DATA PROVIDED:
+++++

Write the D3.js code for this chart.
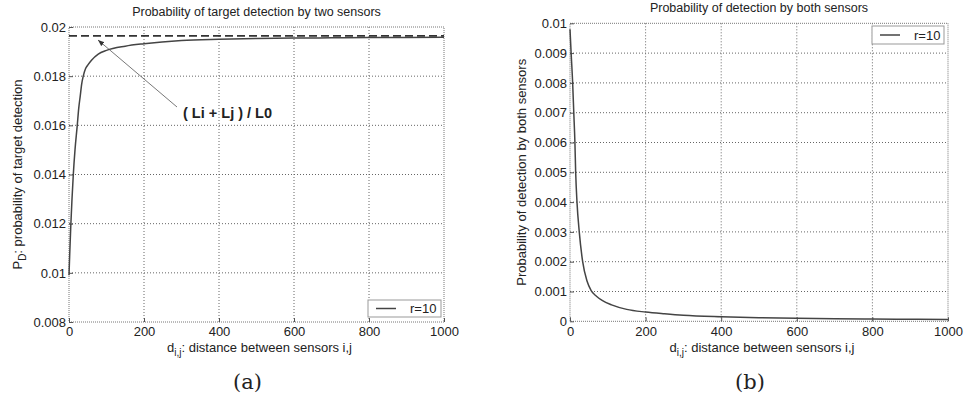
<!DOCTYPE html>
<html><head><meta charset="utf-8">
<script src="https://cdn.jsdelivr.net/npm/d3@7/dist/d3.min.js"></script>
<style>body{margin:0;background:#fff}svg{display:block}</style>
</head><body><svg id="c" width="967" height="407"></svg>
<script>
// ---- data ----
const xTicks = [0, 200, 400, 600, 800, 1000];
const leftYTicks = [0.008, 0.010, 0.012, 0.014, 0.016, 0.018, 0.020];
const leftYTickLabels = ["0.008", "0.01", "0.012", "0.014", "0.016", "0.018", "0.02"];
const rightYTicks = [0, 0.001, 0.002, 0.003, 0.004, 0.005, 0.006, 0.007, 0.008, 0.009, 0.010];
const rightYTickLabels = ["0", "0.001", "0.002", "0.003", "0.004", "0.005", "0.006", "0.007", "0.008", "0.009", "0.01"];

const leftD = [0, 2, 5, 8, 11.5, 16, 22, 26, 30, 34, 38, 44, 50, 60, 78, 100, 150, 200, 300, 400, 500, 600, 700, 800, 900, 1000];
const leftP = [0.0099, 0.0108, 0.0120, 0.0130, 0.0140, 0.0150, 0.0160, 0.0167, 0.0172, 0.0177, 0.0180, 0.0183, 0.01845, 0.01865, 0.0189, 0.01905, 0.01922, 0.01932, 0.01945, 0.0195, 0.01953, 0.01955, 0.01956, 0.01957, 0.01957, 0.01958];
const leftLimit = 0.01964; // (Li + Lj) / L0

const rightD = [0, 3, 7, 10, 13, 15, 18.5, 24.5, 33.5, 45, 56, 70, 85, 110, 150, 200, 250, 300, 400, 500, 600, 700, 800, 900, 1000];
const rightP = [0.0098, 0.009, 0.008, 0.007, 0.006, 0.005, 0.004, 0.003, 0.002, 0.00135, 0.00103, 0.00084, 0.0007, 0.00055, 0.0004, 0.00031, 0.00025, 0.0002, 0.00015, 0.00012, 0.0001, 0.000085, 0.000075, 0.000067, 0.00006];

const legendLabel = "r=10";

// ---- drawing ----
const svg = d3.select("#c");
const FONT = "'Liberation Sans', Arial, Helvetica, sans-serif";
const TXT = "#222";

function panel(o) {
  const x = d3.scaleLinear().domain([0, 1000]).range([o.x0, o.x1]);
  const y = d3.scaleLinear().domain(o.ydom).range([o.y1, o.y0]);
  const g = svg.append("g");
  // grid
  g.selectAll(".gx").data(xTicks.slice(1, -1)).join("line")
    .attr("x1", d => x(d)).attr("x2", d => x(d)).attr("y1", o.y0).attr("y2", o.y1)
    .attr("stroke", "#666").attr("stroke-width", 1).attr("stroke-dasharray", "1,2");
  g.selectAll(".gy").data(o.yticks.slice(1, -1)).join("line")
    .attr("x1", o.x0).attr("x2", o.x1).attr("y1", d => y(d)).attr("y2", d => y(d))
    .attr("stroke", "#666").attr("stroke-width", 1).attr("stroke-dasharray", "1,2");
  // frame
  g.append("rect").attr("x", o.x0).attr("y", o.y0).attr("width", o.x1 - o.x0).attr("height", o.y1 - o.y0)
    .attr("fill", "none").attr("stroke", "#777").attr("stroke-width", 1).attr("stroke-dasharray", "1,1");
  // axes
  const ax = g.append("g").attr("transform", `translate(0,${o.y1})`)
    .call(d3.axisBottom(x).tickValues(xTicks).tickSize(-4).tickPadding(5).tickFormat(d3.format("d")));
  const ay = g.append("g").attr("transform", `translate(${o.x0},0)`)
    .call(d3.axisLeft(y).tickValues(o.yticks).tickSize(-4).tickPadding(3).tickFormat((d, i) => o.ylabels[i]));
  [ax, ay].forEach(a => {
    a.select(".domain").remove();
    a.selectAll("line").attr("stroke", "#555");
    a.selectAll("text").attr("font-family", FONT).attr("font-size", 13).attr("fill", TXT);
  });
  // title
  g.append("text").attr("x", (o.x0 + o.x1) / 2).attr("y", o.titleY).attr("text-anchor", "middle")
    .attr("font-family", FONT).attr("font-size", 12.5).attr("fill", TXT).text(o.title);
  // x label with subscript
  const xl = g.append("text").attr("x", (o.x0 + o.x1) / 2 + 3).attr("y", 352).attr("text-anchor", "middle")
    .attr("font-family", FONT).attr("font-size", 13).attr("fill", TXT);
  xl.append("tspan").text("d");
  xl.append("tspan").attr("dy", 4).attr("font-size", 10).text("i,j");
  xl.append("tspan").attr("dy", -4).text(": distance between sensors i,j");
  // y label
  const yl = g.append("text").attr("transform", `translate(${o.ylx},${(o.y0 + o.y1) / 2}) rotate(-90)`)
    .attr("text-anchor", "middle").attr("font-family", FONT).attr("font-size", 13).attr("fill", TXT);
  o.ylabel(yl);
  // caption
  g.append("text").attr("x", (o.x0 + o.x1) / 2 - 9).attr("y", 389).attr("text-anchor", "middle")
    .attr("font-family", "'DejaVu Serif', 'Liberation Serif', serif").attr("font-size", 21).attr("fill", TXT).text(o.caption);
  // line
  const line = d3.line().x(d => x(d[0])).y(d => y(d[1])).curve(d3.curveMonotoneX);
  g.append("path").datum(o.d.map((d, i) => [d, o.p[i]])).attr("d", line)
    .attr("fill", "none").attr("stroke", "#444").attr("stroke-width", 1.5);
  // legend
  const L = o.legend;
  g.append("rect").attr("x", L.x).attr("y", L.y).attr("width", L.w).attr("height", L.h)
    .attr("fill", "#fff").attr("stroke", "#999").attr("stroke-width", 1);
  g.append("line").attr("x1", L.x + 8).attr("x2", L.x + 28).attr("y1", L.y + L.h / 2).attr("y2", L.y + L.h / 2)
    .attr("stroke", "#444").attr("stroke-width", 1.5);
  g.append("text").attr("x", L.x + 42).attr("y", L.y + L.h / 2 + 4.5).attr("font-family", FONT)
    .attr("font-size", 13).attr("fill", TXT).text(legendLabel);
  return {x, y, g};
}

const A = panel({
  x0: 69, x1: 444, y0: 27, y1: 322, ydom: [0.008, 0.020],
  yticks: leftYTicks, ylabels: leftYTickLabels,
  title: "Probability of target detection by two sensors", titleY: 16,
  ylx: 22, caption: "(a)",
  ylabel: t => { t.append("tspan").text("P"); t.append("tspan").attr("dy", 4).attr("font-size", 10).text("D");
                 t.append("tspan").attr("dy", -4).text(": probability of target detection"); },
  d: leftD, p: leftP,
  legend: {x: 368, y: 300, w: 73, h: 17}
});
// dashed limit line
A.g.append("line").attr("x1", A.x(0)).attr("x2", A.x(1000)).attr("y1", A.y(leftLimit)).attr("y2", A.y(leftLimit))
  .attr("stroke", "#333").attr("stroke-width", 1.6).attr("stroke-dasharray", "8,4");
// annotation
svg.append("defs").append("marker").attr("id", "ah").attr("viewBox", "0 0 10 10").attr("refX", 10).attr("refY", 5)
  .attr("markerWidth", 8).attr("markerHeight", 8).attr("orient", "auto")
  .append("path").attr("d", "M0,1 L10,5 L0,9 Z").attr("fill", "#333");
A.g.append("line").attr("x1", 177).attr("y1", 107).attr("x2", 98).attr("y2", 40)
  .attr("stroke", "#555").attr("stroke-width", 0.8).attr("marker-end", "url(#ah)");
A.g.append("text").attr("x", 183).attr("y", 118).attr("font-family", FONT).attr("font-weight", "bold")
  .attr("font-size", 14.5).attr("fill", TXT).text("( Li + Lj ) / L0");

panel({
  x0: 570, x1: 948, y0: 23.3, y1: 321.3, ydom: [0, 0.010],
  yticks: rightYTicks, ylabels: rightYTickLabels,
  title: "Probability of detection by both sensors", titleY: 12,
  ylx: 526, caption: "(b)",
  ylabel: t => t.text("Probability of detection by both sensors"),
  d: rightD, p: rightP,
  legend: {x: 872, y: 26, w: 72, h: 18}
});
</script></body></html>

+++++

OBJECTIVE: Reproduce exactly the run of lines that opens the listing and closes with the line holding "const leftLimit = 0.01964; // (Li + Lj) / L0". Pictures are excluded.

TASK OUTPUT:
Write the D3.js code for this chart.
<!DOCTYPE html>
<html><head><meta charset="utf-8">
<script src="https://cdn.jsdelivr.net/npm/d3@7/dist/d3.min.js"></script>
<style>body{margin:0;background:#fff}svg{display:block}</style>
</head><body><svg id="c" width="967" height="407"></svg>
<script>
// ---- data ----
const xTicks = [0, 200, 400, 600, 800, 1000];
const leftYTicks = [0.008, 0.010, 0.012, 0.014, 0.016, 0.018, 0.020];
const leftYTickLabels = ["0.008", "0.01", "0.012", "0.014", "0.016", "0.018", "0.02"];
const rightYTicks = [0, 0.001, 0.002, 0.003, 0.004, 0.005, 0.006, 0.007, 0.008, 0.009, 0.010];
const rightYTickLabels = ["0", "0.001", "0.002", "0.003", "0.004", "0.005", "0.006", "0.007", "0.008", "0.009", "0.01"];

const leftD = [0, 2, 5, 8, 11.5, 16, 22, 26, 30, 34, 38, 44, 50, 60, 78, 100, 150, 200, 300, 400, 500, 600, 700, 800, 900, 1000];
const leftP = [0.0099, 0.0108, 0.0120, 0.0130, 0.0140, 0.0150, 0.0160, 0.0167, 0.0172, 0.0177, 0.0180, 0.0183, 0.01845, 0.01865, 0.0189, 0.01905, 0.01922, 0.01932, 0.01945, 0.0195, 0.01953, 0.01955, 0.01956, 0.01957, 0.01957, 0.01958];
const leftLimit = 0.01964; // (Li + Lj) / L0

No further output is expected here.